For some this is an overwhelming challenge, for others it becomes a life-defining process.

For others it is the beginning of a journey to a new life. A life that recognises the terrible pain and anger of a love lost to the world’s hardness but recognises too that resilience is a defining, celebratory part of being human.

A journey that recognises we will do all we can to survive and reach a point where grief is recognised, where a lost loved one is still loved and remembered but where the present can be celebrated too.

Today we are honoured and humbled to share the story of Phyllis MacNamara’s journey to a new kind of possibility, a new kind of life after her beloved husband Michael took his life just three years ago.

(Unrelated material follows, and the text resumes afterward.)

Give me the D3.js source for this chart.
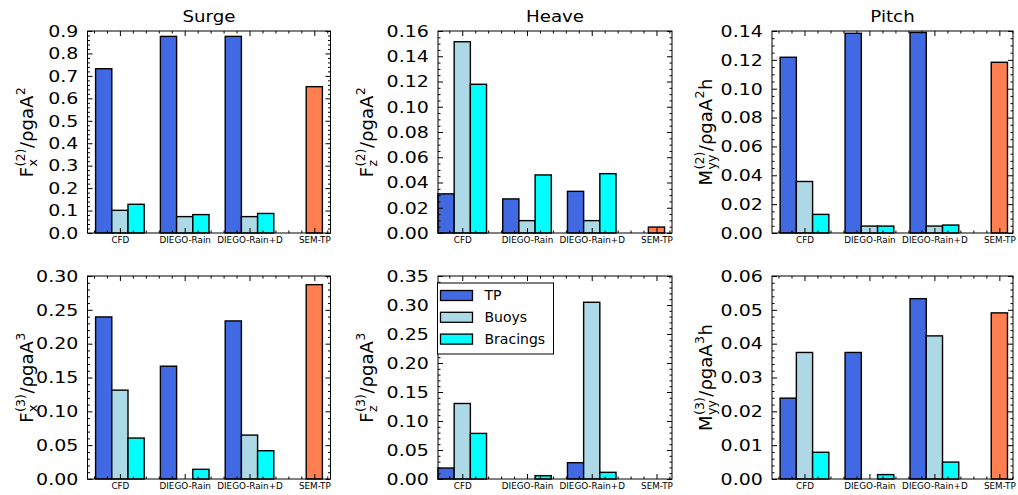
<!DOCTYPE html>
<html>
<head>
<meta charset="utf-8">
<script src="https://cdn.jsdelivr.net/npm/d3@7"></script>
<style>
  html, body { margin: 0; padding: 0; background: #fff; }
  svg { display: block; font-family: "DejaVu Sans", sans-serif; }
</style>
</head>
<body>
<svg id="fig" width="1018" height="495"></svg>
<script>
// Categories and series
const categories = ["CFD", "DIEGO-Rain", "DIEGO-Rain+D"];
const tickLabels = ["CFD", "DIEGO-Rain", "DIEGO-Rain+D", "SEM-TP"];
const seriesNames = ["TP", "Buoys", "Bracings"];
const seriesColors = ["#4169E1", "#ADD8E6", "#00FFFF"];
const semColor = "#FF7F50";

// Second-order loads
const surge2TP       = [0.732, 0.876, 0.876];
const surge2Buoys    = [0.101, 0.073, 0.073];
const surge2Bracings = [0.128, 0.082, 0.087];
const surge2Sem      = 0.652;

const heave2TP       = [0.031, 0.027, 0.033];
const heave2Buoys    = [0.1515, 0.0098, 0.0098];
const heave2Bracings = [0.1178, 0.046, 0.047];
const heave2Sem      = 0.0047;

const pitch2TP       = [0.1218, 0.1384, 0.139];
const pitch2Buoys    = [0.0357, 0.0048, 0.0048];
const pitch2Bracings = [0.0129, 0.0048, 0.0055];
const pitch2Sem      = 0.1183;

// Third-order loads
const surge3TP       = [0.2395, 0.1667, 0.2336];
const surge3Buoys    = [0.1313, 0.0, 0.0649];
const surge3Bracings = [0.0605, 0.0143, 0.0418];
const surge3Sem      = 0.2872;

const heave3TP       = [0.0189, 0.0, 0.0281];
const heave3Buoys    = [0.1302, 0.0, 0.3047];
const heave3Bracings = [0.0786, 0.0057, 0.0115];
const heave3Sem      = 0.0;

const pitch3TP       = [0.0239, 0.0374, 0.0533];
const pitch3Buoys    = [0.0374, 0.0, 0.0423];
const pitch3Bracings = [0.0079, 0.0013, 0.005];
const pitch3Sem      = 0.0491;

// Y axis tick labels per panel
const surge2Ticks = ["0.0","0.1","0.2","0.3","0.4","0.5","0.6","0.7","0.8","0.9"];
const heave2Ticks = ["0.00","0.02","0.04","0.06","0.08","0.10","0.12","0.14","0.16"];
const pitch2Ticks = ["0.00","0.02","0.04","0.06","0.08","0.10","0.12","0.14"];
const surge3Ticks = ["0.00","0.05","0.10","0.15","0.20","0.25","0.30"];
const heave3Ticks = ["0.00","0.05","0.10","0.15","0.20","0.25","0.30","0.35"];
const pitch3Ticks = ["0.00","0.01","0.02","0.03","0.04","0.05","0.06"];

const titles = ["Surge", "Heave", "Pitch"];

const panels = [
  { row: 0, col: 0, tp: surge2TP, buoys: surge2Buoys, brac: surge2Bracings, sem: surge2Sem, ticks: surge2Ticks, minor: 5,
    label: { base: "F", sub: "x", sup: "(2)", rest: "/\u03C1gaA", exp: "2", tail: "" } },
  { row: 0, col: 1, tp: heave2TP, buoys: heave2Buoys, brac: heave2Bracings, sem: heave2Sem, ticks: heave2Ticks, minor: 4,
    label: { base: "F", sub: "z", sup: "(2)", rest: "/\u03C1gaA", exp: "2", tail: "" } },
  { row: 0, col: 2, tp: pitch2TP, buoys: pitch2Buoys, brac: pitch2Bracings, sem: pitch2Sem, ticks: pitch2Ticks, minor: 4,
    label: { base: "M", sub: "yy", sup: "(2)", rest: "/\u03C1gaA", exp: "2", tail: "h" } },
  { row: 1, col: 0, tp: surge3TP, buoys: surge3Buoys, brac: surge3Bracings, sem: surge3Sem, ticks: surge3Ticks, minor: 5,
    label: { base: "F", sub: "x", sup: "(3)", rest: "/\u03C1gaA", exp: "3", tail: "" } },
  { row: 1, col: 1, tp: heave3TP, buoys: heave3Buoys, brac: heave3Bracings, sem: heave3Sem, ticks: heave3Ticks, minor: 5,
    label: { base: "F", sub: "z", sup: "(3)", rest: "/\u03C1gaA", exp: "3", tail: "" }, legend: true },
  { row: 1, col: 2, tp: pitch3TP, buoys: pitch3Buoys, brac: pitch3Bracings, sem: pitch3Sem, ticks: pitch3Ticks, minor: 5,
    label: { base: "M", sub: "yy", sup: "(3)", rest: "/\u03C1gaA", exp: "3", tail: "h" } }
];

// Layout of the 2x3 grid
const cols = [
  { l: 87.5, r: 330.5, dom: [-0.5, 3.25], lab: 33 },
  { l: 438, r: 672, dom: [-0.375, 3.24], lab: 373 },
  { l: 772, r: 1013, dom: [-0.5, 3.21], lab: 712 }
];
const rows = [ { t: 31, b: 233 }, { t: 276, b: 479 } ];

const svg = d3.select("#fig");
svg.append("rect").attr("width", 1018).attr("height", 495).attr("fill", "#fff");

const MAJ = 5, MIN = 2.5;
const barW = 0.25;
const WIDE = 1.15;   // horizontal widening of tick and title glyphs

function minorValues(domain, step, ndiv) {
  const out = [];
  const s = step / ndiv;
  const start = Math.ceil(domain[0] / s - 1e-9);
  const end = Math.floor(domain[1] / s + 1e-9);
  for (let k = start; k <= end; k++) {
    const v = k * s;
    if (Math.abs(v / step - Math.round(v / step)) > 1e-6) out.push(v);
  }
  return out;
}

panels.forEach(p => {
  const c = cols[p.col], r = rows[p.row];
  const g = svg.append("g");

  const yMax = +p.ticks[p.ticks.length - 1];
  const yStep = +p.ticks[1] - +p.ticks[0];
  const x = d3.scaleLinear().domain(c.dom).range([c.l, c.r]);
  const y = d3.scaleLinear().domain([0, yMax]).range([r.b, r.t]);

  // bars
  const series = [p.tp, p.buoys, p.brac];
  series.forEach((vals, si) => {
    g.selectAll(null).data(vals).enter().append("rect")
      .attr("x", (d, i) => x(i - 0.375 + si * barW))
      .attr("width", (d, i) => x(i - 0.375 + (si + 1) * barW) - x(i - 0.375 + si * barW))
      .attr("y", d => y(d))
      .attr("height", d => y(0) - y(d))
      .attr("fill", seriesColors[si])
      .attr("stroke", "#000")
      .attr("stroke-width", 1.4);
  });
  g.append("rect")
    .attr("x", x(3 - barW / 2))
    .attr("width", x(3 + barW / 2) - x(3 - barW / 2))
    .attr("y", y(p.sem))
    .attr("height", y(0) - y(p.sem))
    .attr("fill", semColor)
    .attr("stroke", "#000")
    .attr("stroke-width", 1.4);

  // axes (ticks point inward on all four sides)
  const majorY = p.ticks.map(Number);
  const minorY = minorValues([0, yMax], yStep, p.minor);
  const majorX = [0, 1, 2, 3];
  const minorX = minorValues(c.dom, 1, 5);

  const styleAxis = sel => {
    sel.select(".domain").remove();
    sel.selectAll("line").attr("stroke", "#000").attr("stroke-width", 1);
  };

  g.append("g").attr("transform", `translate(${c.l},0)`)
    .call(d3.axisLeft(y).tickValues(majorY).tickSize(-MAJ).tickPadding(8)
      .tickFormat((d, i) => p.ticks[i]))
    .call(styleAxis)
    .selectAll("text").attr("font-size", 16.5).attr("fill", "#000")
    .attr("font-family", "DejaVu Sans")
    .attr("transform", `scale(${WIDE},1)`);
  g.append("g").attr("transform", `translate(${c.l},0)`)
    .call(d3.axisLeft(y).tickValues(minorY).tickSize(-MIN).tickFormat(""))
    .call(styleAxis);
  g.append("g").attr("transform", `translate(${c.r},0)`)
    .call(d3.axisRight(y).tickValues(majorY).tickSize(-MAJ).tickFormat(""))
    .call(styleAxis);
  g.append("g").attr("transform", `translate(${c.r},0)`)
    .call(d3.axisRight(y).tickValues(minorY).tickSize(-MIN).tickFormat(""))
    .call(styleAxis);

  g.append("g").attr("transform", `translate(0,${r.b})`)
    .call(d3.axisBottom(x).tickValues(majorX).tickSize(-MAJ).tickPadding(4)
      .tickFormat((d, i) => tickLabels[i]))
    .call(styleAxis)
    .selectAll("text").attr("font-size", 8.8).attr("fill", "#000")
    .attr("font-family", "DejaVu Sans");
  g.append("g").attr("transform", `translate(0,${r.b})`)
    .call(d3.axisBottom(x).tickValues(minorX).tickSize(-MIN).tickFormat(""))
    .call(styleAxis);
  g.append("g").attr("transform", `translate(0,${r.t})`)
    .call(d3.axisTop(x).tickValues(majorX).tickSize(-MAJ).tickFormat(""))
    .call(styleAxis);
  g.append("g").attr("transform", `translate(0,${r.t})`)
    .call(d3.axisTop(x).tickValues(minorX).tickSize(-MIN).tickFormat(""))
    .call(styleAxis);

  // frame
  g.append("rect")
    .attr("x", c.l).attr("y", r.t)
    .attr("width", c.r - c.l).attr("height", r.b - r.t)
    .attr("fill", "none").attr("stroke", "#000").attr("stroke-width", 1);

  // title
  if (p.row === 0) {
    g.append("text")
      .attr("transform", `translate(${(c.l + c.r) / 2},22) scale(1.14,1)`)
      .attr("text-anchor", "middle")
      .attr("font-size", 16)
      .text(titles[p.col]);
  }

  // y label with sub/superscripts
  const fs = 18, ss = 0.7 * fs;
  const lg = g.append("g");
  const lab = p.label;
  let cx = 0;
  const t1 = lg.append("text").attr("x", cx).attr("y", 0).attr("font-size", fs).text(lab.base);
  cx += t1.node().getComputedTextLength() + 0.5;
  const tsup = lg.append("text").attr("x", cx).attr("y", -0.42 * fs).attr("font-size", ss).text(lab.sup);
  const tsub = lg.append("text").attr("x", cx).attr("y", 0.22 * fs).attr("font-size", ss).text(lab.sub);
  cx += Math.max(tsup.node().getComputedTextLength(), tsub.node().getComputedTextLength()) + 0.5;
  const t2 = lg.append("text").attr("x", cx).attr("y", 0).attr("font-size", fs).text(lab.rest);
  cx += t2.node().getComputedTextLength() + 0.5;
  const t3 = lg.append("text").attr("x", cx).attr("y", -0.42 * fs).attr("font-size", ss).text(lab.exp);
  cx += t3.node().getComputedTextLength() + 0.5;
  if (lab.tail) {
    const t4 = lg.append("text").attr("x", cx).attr("y", 0).attr("font-size", fs).text(lab.tail);
    cx += t4.node().getComputedTextLength();
  }
  const cy = (r.t + r.b) / 2;
  lg.attr("transform", `translate(${c.lab},${cy + cx / 2}) rotate(-90)`);

  // legend
  if (p.legend) {
    const lx = c.l - 0.5, ly = r.t + 7;
    const lgd = g.append("g").attr("transform", `translate(${lx},${ly})`);
    lgd.append("rect").attr("width", 116).attr("height", 71)
      .attr("fill", "#fff").attr("stroke", "#000").attr("stroke-width", 1);
    seriesNames.forEach((name, i) => {
      lgd.append("rect")
        .attr("x", 3).attr("y", 7.5 + i * 21.8)
        .attr("width", 32).attr("height", 10)
        .attr("fill", seriesColors[i]).attr("stroke", "#000").attr("stroke-width", 1.3);
      lgd.append("text")
        .attr("x", 47).attr("y", 12.5 + i * 21.8).attr("dy", "0.35em")
        .attr("font-size", 14)
        .text(name);
    });
  }
});
</script>
</body>
</html>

She describes, with great courage and inspiring candour, how her life seemed to be sundered when the world became too much for Michael but she tells too how she worked her way back to a point where it was possible to be happy enough to want to dance.

“There were days when I could laugh, and eventually a day that I could dance... I sent a text to my son ‘I am dancing, I am dancing and I never thought that I would dance again’.”

As so often the greatest challenges bring the greatest victories.

Today’s Irish Examiner focus on suicide and the reproduction of our Let’s Talk: Suicide booklet is intended to show that even at the lowest point, at the moment we feel most abandoned and alone, there is a future to secure and enjoy.

That even the death of a loved one can be the beginning of the kind of growth that makes all things, including happiness, possible.